TEDMED (the health and medicine edition of the TED conference) convenes and curates extraordinary, multidisciplinary people and ideas in pursuit of unexpected connections that accelerate innovation in health and medicine.
I was privileged to attend this year. As expected, many of the talks focused on disease and technical issues such as Ebola, opioids, molecular and cellular processes, and the use of organoids to model disease and treatments in the brain. It was fascinating, but I was anxious to hear ideas and innovations in community-based approaches to population health to share with our partners and inform our work. Although they were the exception to the rule, they showed up in various ways.
Jim Johnson, Director of the West Virginia Office of Drug Control Policy, spoke about his work in Huntington, WV, where one in 10 residents is addicted to opioids. As a former police chief, he once took a traditional criminal-focused approach to the drug crisis. But over time, he realized the many factors involved and formed a multi-sector partnership to develop the first harm-reduction program in the state. This program includes education, syringe exchange, and distribution of Nalaxone (a medication designed to rapidly reverse opioid overdose), and has successfully reversed 1,000 opioid overdoses. He works with a limitless view of the people who are suffering, and knows that they, too, hold keys to reversing this epidemic.

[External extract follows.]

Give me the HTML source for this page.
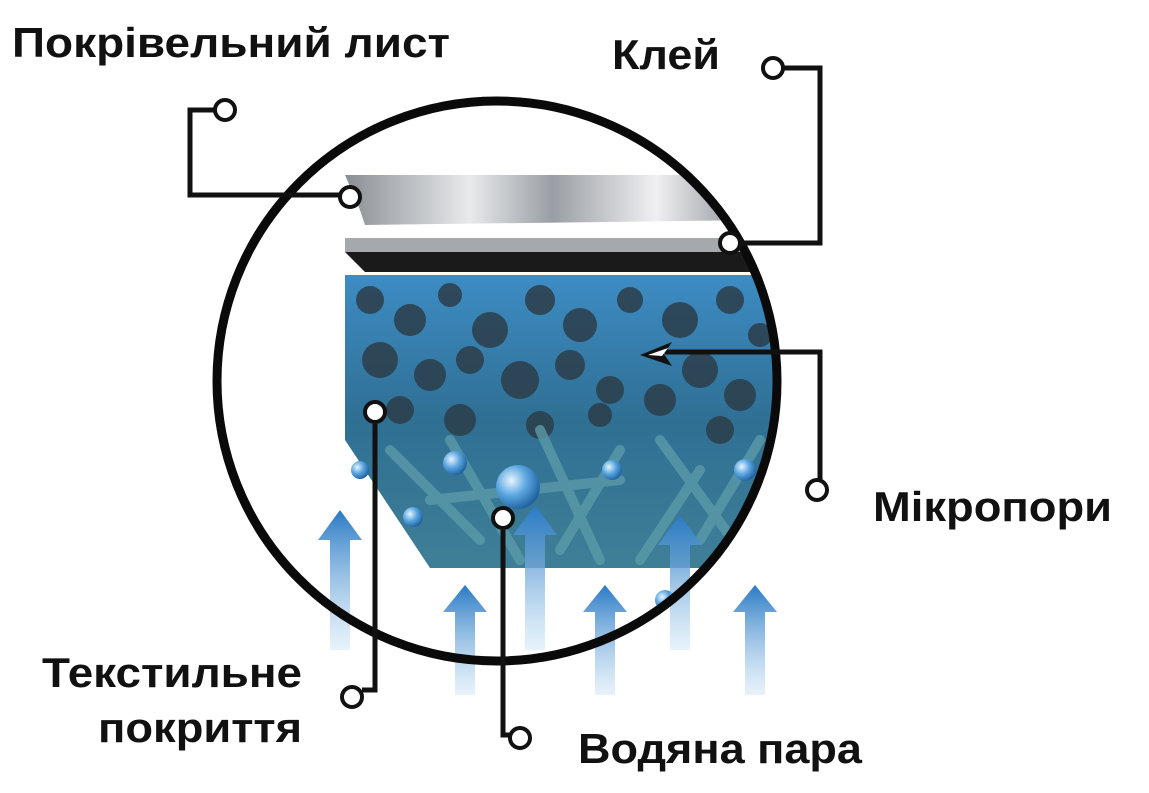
<!DOCTYPE html>
<html><head><meta charset="utf-8"><style>
html,body{margin:0;padding:0;background:#fff;width:1149px;height:793px;overflow:hidden}
svg{display:block}
text{font-family:"Liberation Sans",sans-serif;font-weight:bold;fill:#111}
</style></head><body>
<svg width="1149" height="793" viewBox="0 0 1149 793" xmlns="http://www.w3.org/2000/svg">
<defs>
<clipPath id="cc"><circle cx="497" cy="381" r="280"/></clipPath>
<linearGradient id="metal" x1="0" y1="0" x2="1" y2="0">
<stop offset="0" stop-color="#8a8e94"/><stop offset="0.3" stop-color="#e8eaec"/><stop offset="0.5" stop-color="#9a9ea4"/><stop offset="0.75" stop-color="#f0f0f2"/><stop offset="1" stop-color="#7d8288"/></linearGradient>
<linearGradient id="blue" x1="0" y1="0" x2="0" y2="1">
<stop offset="0" stop-color="#3d8cc4"/><stop offset="0.5" stop-color="#2f6f93"/><stop offset="1" stop-color="#3f7f96"/></linearGradient>
<linearGradient id="arr" x1="0" y1="0" x2="0" y2="1">
<stop offset="0" stop-color="#2a7ac4"/><stop offset="1" stop-color="#cfe6f7" stop-opacity="0.5"/></linearGradient>
<radialGradient id="drop" cx="0.35" cy="0.35" r="0.7"><stop offset="0" stop-color="#e8f4ff"/><stop offset="0.5" stop-color="#5aa6e0"/><stop offset="1" stop-color="#1d5f9e"/></radialGradient>
</defs>
<g clip-path="url(#cc)">
<polygon points="345,275 790,275 790,568 430,568 345,440" fill="url(#blue)"/>
<g fill="#2c3e4a" opacity="0.85">
<circle cx="370" cy="300" r="14"/><circle cx="410" cy="320" r="16"/><circle cx="450" cy="295" r="12"/><circle cx="490" cy="330" r="18"/><circle cx="540" cy="300" r="15"/><circle cx="580" cy="325" r="17"/><circle cx="630" cy="300" r="13"/><circle cx="680" cy="320" r="18"/><circle cx="730" cy="300" r="14"/><circle cx="760" cy="335" r="12"/>
<circle cx="380" cy="360" r="18"/><circle cx="430" cy="375" r="16"/><circle cx="470" cy="360" r="14"/><circle cx="520" cy="380" r="19"/><circle cx="570" cy="365" r="15"/><circle cx="610" cy="390" r="14"/><circle cx="700" cy="370" r="18"/><circle cx="740" cy="395" r="16"/>
<circle cx="400" cy="410" r="14"/><circle cx="460" cy="420" r="16"/><circle cx="540" cy="425" r="14"/><circle cx="600" cy="415" r="12"/><circle cx="660" cy="400" r="16"/><circle cx="720" cy="430" r="14"/>
</g>
<g stroke="#5b9aa8" stroke-width="10" opacity="0.8" stroke-linecap="round">
<line x1="390" y1="450" x2="480" y2="540"/><line x1="450" y1="440" x2="520" y2="560"/><line x1="540" y1="430" x2="600" y2="560"/><line x1="620" y1="450" x2="560" y2="550"/><line x1="660" y1="440" x2="740" y2="550"/><line x1="700" y1="470" x2="640" y2="560"/><line x1="760" y1="440" x2="700" y2="540"/><line x1="430" y1="500" x2="620" y2="480"/>
</g>
<g fill="url(#drop)">
<circle cx="518" cy="487" r="22"/><circle cx="413" cy="517" r="10"/><circle cx="455" cy="463" r="12"/><circle cx="612" cy="470" r="10"/><circle cx="745" cy="470" r="11"/><circle cx="747" cy="528" r="10"/><circle cx="665" cy="600" r="10"/><circle cx="770" cy="557" r="12"/><circle cx="360" cy="470" r="9"/>
</g>
<rect x="345" y="238" width="420" height="14" fill="#a5a8ad"/>
<polygon points="345,252 770,252 770,272 365,272" fill="#1a1a1a"/>
<polygon points="345,175 760,175 760,220 365,225 360,210" fill="url(#metal)"/>
</g>
<g fill="url(#arr)">
<polygon points="340,510 318,540 330,540 330,650 350,650 350,540 362,540"/>
<polygon points="465,585 443,612 455,612 455,695 475,695 475,612 487,612"/>
<polygon points="535,505 513,535 525,535 525,650 545,650 545,535 557,535"/>
<polygon points="605,585 583,612 595,612 595,695 615,695 615,612 627,612"/>
<polygon points="680,515 658,545 670,545 670,650 690,650 690,545 702,545"/>
<polygon points="755,585 733,612 745,612 745,695 765,695 765,612 777,612"/>
</g>
<circle cx="497" cy="381" r="280" fill="none" stroke="#0a0a0a" stroke-width="9"/>
<g fill="none" stroke="#111" stroke-width="5">
<polyline points="214,110 190,110 190,195 340,195"/>
<polyline points="784,68 820,68 820,243 740,243"/>
<polyline points="665,352 820,352 820,480"/>
<polyline points="375,424 375,690 362,690"/>
<polyline points="503,530 503,735 510,735"/>
</g>
<polygon points="640,355 672,342 664,354 672,366" fill="#111"/>
<polygon points="648,355 668,348 662,356" fill="#fff"/>
<g fill="#fff" stroke="#111" stroke-width="4">
<circle cx="225" cy="110" r="10"/><circle cx="350" cy="197" r="10"/><circle cx="773" cy="68" r="10"/><circle cx="730" cy="243" r="10"/><circle cx="817" cy="490" r="10"/><circle cx="375" cy="412" r="10"/><circle cx="352" cy="697" r="10"/><circle cx="503" cy="518" r="10"/><circle cx="520" cy="738" r="10"/>
</g>
<text x="12" y="57" font-size="42" textLength="438" lengthAdjust="spacingAndGlyphs">Покрівельний лист</text>
<text x="612" y="69" font-size="42" textLength="108" lengthAdjust="spacingAndGlyphs">Клей</text>
<text x="873" y="521" font-size="42" textLength="239" lengthAdjust="spacingAndGlyphs">Мікропори</text>
<text x="42" y="687" font-size="42" textLength="260" lengthAdjust="spacingAndGlyphs">Текстильне</text>
<text x="98" y="742" font-size="42" textLength="204" lengthAdjust="spacingAndGlyphs">покриття</text>
<text x="578" y="763" font-size="42" textLength="284" lengthAdjust="spacingAndGlyphs">Водяна пара</text>
</svg>
</body></html>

Keenan Wyrobek, co-founder of Zipline, is designing, building, and deploying drones to deliver life-saving blood and medical supplies to some of the most difficult places to reach on earth—before the deliveries become so old that they’re useless. He talked about realizing that they couldn’t effectively work in isolated labs. “We only got the solutions right when we worked hand-in-hand with doctors and communities,” he said. With this limitless approach to geography and partnership, lives are being saved, and no donated blood has expired.
Artist Jennifer Chenoweth collaborated with the Austin Parks and Recreation Department, among others, to explore belonging and place attachment. She then created an interactive public art project with diverse engagement strategies, including outreach to underserved communities of all ages. The resulting hedonic map portrays the feelings, stories, and life experiences of people living in and visiting Austin, Texas.” She documented answers to questions like, “Where did you fall in love?” “Where did you laugh the hardest?” “Where did you first face your mortality?” The result is a striking topographical map. With limitless ideas about community, she sees that when emotion is connected to location, location is no longer understood as just a space, but as a place full of human interaction.

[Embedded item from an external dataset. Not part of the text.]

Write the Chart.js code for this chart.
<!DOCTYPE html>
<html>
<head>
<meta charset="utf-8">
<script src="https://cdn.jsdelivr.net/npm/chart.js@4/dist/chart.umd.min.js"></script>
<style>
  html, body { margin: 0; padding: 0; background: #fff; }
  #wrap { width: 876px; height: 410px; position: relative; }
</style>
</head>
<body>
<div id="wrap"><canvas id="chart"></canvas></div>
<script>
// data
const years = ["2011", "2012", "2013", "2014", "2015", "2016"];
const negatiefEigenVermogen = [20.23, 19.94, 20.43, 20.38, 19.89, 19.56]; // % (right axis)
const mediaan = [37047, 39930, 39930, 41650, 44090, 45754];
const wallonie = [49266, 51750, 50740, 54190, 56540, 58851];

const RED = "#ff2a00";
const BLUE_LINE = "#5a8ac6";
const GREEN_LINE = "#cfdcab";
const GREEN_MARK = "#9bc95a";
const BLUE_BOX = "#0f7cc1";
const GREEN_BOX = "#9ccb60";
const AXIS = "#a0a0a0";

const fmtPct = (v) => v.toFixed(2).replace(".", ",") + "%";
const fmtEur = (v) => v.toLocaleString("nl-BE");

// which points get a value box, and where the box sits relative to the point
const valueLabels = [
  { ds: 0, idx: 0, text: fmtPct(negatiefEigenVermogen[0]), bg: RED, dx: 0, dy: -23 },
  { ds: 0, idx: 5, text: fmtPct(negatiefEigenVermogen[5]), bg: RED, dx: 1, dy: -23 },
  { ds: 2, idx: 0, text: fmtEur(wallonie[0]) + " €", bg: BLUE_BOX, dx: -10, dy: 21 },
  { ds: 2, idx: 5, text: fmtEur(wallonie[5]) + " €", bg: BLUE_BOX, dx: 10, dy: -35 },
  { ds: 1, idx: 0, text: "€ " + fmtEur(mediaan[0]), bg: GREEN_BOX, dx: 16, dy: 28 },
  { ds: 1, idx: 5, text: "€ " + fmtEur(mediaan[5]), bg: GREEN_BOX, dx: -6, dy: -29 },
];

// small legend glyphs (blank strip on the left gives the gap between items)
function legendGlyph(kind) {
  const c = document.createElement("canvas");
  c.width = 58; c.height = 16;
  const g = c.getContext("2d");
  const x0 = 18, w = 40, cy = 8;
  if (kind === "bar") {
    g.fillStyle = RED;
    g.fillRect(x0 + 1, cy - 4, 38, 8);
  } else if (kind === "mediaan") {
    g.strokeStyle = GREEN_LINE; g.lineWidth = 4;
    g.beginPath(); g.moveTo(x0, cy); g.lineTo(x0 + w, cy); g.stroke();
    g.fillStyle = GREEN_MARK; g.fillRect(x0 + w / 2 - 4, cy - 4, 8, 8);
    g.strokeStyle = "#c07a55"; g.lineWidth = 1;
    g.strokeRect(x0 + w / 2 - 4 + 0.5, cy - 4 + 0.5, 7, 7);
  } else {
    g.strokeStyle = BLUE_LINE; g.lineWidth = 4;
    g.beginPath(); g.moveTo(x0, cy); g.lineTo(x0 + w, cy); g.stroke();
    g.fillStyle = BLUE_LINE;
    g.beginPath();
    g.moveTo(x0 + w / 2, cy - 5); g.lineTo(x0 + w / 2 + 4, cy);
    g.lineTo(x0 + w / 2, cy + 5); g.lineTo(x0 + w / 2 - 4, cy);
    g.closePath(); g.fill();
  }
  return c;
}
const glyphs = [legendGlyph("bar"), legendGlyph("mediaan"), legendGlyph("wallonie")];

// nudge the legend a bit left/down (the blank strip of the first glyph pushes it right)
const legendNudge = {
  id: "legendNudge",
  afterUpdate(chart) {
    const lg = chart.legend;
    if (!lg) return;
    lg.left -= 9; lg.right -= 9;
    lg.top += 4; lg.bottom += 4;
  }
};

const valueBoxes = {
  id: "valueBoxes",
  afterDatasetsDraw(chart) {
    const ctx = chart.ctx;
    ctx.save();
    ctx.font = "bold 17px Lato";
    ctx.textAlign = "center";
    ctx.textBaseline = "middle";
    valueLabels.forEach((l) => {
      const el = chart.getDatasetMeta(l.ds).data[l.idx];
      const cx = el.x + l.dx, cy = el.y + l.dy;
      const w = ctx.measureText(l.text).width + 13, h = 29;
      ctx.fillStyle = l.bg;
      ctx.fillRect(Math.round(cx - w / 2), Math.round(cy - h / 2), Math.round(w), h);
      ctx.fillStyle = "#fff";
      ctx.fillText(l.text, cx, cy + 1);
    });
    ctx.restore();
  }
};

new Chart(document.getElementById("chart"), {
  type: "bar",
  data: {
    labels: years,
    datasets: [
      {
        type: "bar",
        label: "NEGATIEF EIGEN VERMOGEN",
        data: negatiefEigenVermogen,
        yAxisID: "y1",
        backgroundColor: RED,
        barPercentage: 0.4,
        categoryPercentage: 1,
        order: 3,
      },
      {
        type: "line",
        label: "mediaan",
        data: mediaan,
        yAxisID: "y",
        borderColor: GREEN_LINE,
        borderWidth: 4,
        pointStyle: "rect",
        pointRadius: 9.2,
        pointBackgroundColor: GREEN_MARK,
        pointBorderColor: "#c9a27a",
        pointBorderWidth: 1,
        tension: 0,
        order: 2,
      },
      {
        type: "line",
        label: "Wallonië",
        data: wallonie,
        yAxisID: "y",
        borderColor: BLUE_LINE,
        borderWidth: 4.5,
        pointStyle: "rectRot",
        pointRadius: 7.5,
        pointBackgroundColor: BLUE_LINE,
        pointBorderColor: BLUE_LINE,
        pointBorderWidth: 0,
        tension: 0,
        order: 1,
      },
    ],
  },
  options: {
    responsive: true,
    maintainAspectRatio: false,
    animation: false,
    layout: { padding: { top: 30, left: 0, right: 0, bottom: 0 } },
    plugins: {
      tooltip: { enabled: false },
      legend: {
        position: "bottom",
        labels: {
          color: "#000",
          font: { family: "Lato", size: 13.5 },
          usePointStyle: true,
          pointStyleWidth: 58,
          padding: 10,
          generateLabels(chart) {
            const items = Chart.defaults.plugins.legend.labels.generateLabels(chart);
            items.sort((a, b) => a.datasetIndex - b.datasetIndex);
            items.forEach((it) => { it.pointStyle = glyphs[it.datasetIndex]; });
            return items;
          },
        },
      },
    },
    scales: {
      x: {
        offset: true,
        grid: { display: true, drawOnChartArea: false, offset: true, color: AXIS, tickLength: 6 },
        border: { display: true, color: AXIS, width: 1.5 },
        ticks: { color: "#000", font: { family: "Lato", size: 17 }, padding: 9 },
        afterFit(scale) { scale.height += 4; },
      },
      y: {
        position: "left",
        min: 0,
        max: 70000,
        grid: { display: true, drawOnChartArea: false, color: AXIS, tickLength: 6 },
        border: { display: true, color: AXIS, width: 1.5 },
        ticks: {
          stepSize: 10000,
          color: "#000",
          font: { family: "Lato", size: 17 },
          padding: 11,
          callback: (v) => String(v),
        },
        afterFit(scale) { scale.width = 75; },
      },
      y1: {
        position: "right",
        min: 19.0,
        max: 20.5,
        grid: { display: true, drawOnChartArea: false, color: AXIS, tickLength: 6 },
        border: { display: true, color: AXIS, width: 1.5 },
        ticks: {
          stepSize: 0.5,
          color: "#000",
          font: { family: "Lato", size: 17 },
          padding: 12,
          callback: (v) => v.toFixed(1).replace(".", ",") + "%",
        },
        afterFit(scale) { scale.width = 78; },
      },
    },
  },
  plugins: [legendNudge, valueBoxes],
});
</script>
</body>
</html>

What if we all took a limitless view of the world when trying to solve complex problems? Can mapped emotions strengthen trauma-informed approaches to community wellbeing? Or help expand social connections across neighborhoods? Can rural collaborators use new technologies to not only send medical supplies to far-flung places, but also draw on residents’ lived experiences to solve other health barriers caused by geographic isolation? What if we looked more closely at our own barriers to creating impact and asked, “What would we do if our resources were limitless?” You never know where this kind of thinking will take you.